Durant le mois du ramadan, les imams ont fulminé leur haine contre les progressistes, les défenseurs du droit des femmes et de la laïcité, les chrétiens et les juifs. Je n’ai pas entendu de prêcheurs dénonçant les responsables des attentats de Riyad. La raison en est que ces chefs religieux penchent plutôt du côté des poseurs de bombes. Je me demande comment nos dirigeants et nos maîtres à penser peuvent continuer à répéter que notre société n’a que la plus haute considération pour les autres pays quand des prédicateurs payés sur les deniers publics continuent d’appeler à l’élimination de tous les non-musulmans.
Comme le montrent les derniers attentats, nous avons plus que jamais besoin du soutien des autres pays pour nous aider à combattre notre culture religieuse extrémiste, qui ne tolère même pas ses propres minorités, telles que les chiites et les soufis. Mais nous devons savoir que cet extrémisme religieux sera très difficile à extirper. Je le sais parce que j’en sors.
Pendant onze ans, à partir de l’âge de 16 ans, j’ai été un extrémiste wahhabite. J’ai mis le feu à des magasins de vidéo qui vendaient des films occidentaux. J’ai même incendié le siège d’une association pour la protection de la veuve et de l’orphelin parce que nous étions convaincus qu’elle favorisait la libération des femmes.
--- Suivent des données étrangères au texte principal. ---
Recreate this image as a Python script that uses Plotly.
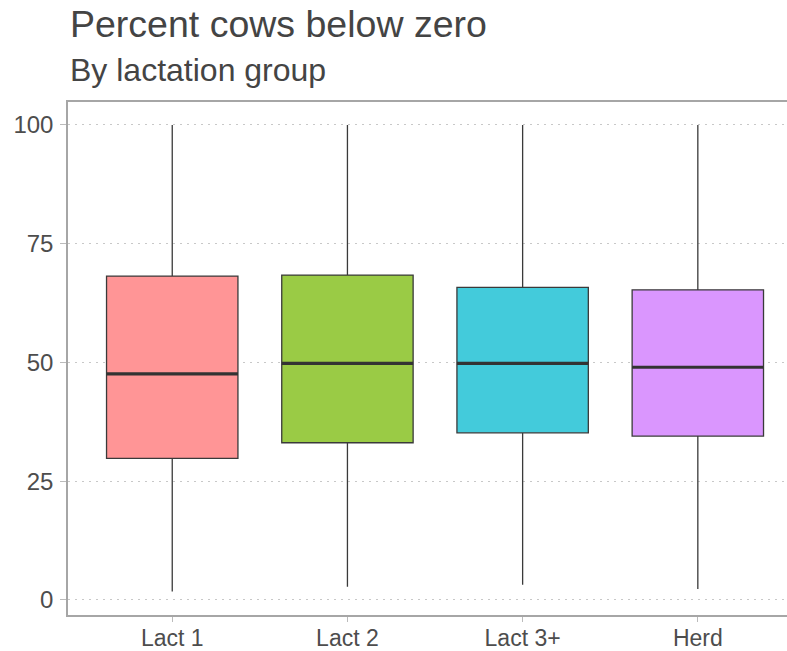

Puis, au cours de mon second séjour de deux ans en prison, ma soeur m’a apporté des livres et, dans la solitude de ma cellule, j’ai découvert des penseurs musulmans qui acceptaient la modernité. C’est avec un déchirement affreux que j’ai pris conscience que, l’islam, ce n’était pas seulement le wahhabisme, et que d’autres formes d’islam prêchaient l’amour et la tolérance. Pour me soulager, je me suis mis à écrire des textes dénonçant le wahhabisme. J’ai ainsi retrouvé la paix de l’âme en expiant mon ignorance et ma violence passée.
Et c’est ce qui est nécessaire à l’Arabie saoudite : une refondation. Nous devons assumer cette épreuve et apprendre à accepter le changement. Nous devons trouver la force nécessaire pour supporter les conséquences des crimes que nous avons commis depuis vingt ans. C’est seulement quand nous nous verrons comme le reste du monde nous voit – un pays qui est une pépinière de terroristes – et quand nous chercherons à savoir pourquoi il en est ainsi et ce que cela signifie que nous pourrons commencer à corriger cette image et à en éliminer les causes.
Quelles chances y a-t-il que se produise un tel changement ? Certains princes de la jeune génération, tel Abdelaziz, le fils du roi Fahd, ont essayé de nouer entre les ailes religieuse et moderniste de la société une alliance qui pourrait jouer un rôle pivot pour l’avenir du pays. Mais y a-t-il parmi ces jeunes gens quelqu’un qui puisse devenir un grand leader de la taille du fondateur de l’Arabie saoudite, le roi Abdelaziz Ibn Saoud, ou de son fils, le roi Fayçal ?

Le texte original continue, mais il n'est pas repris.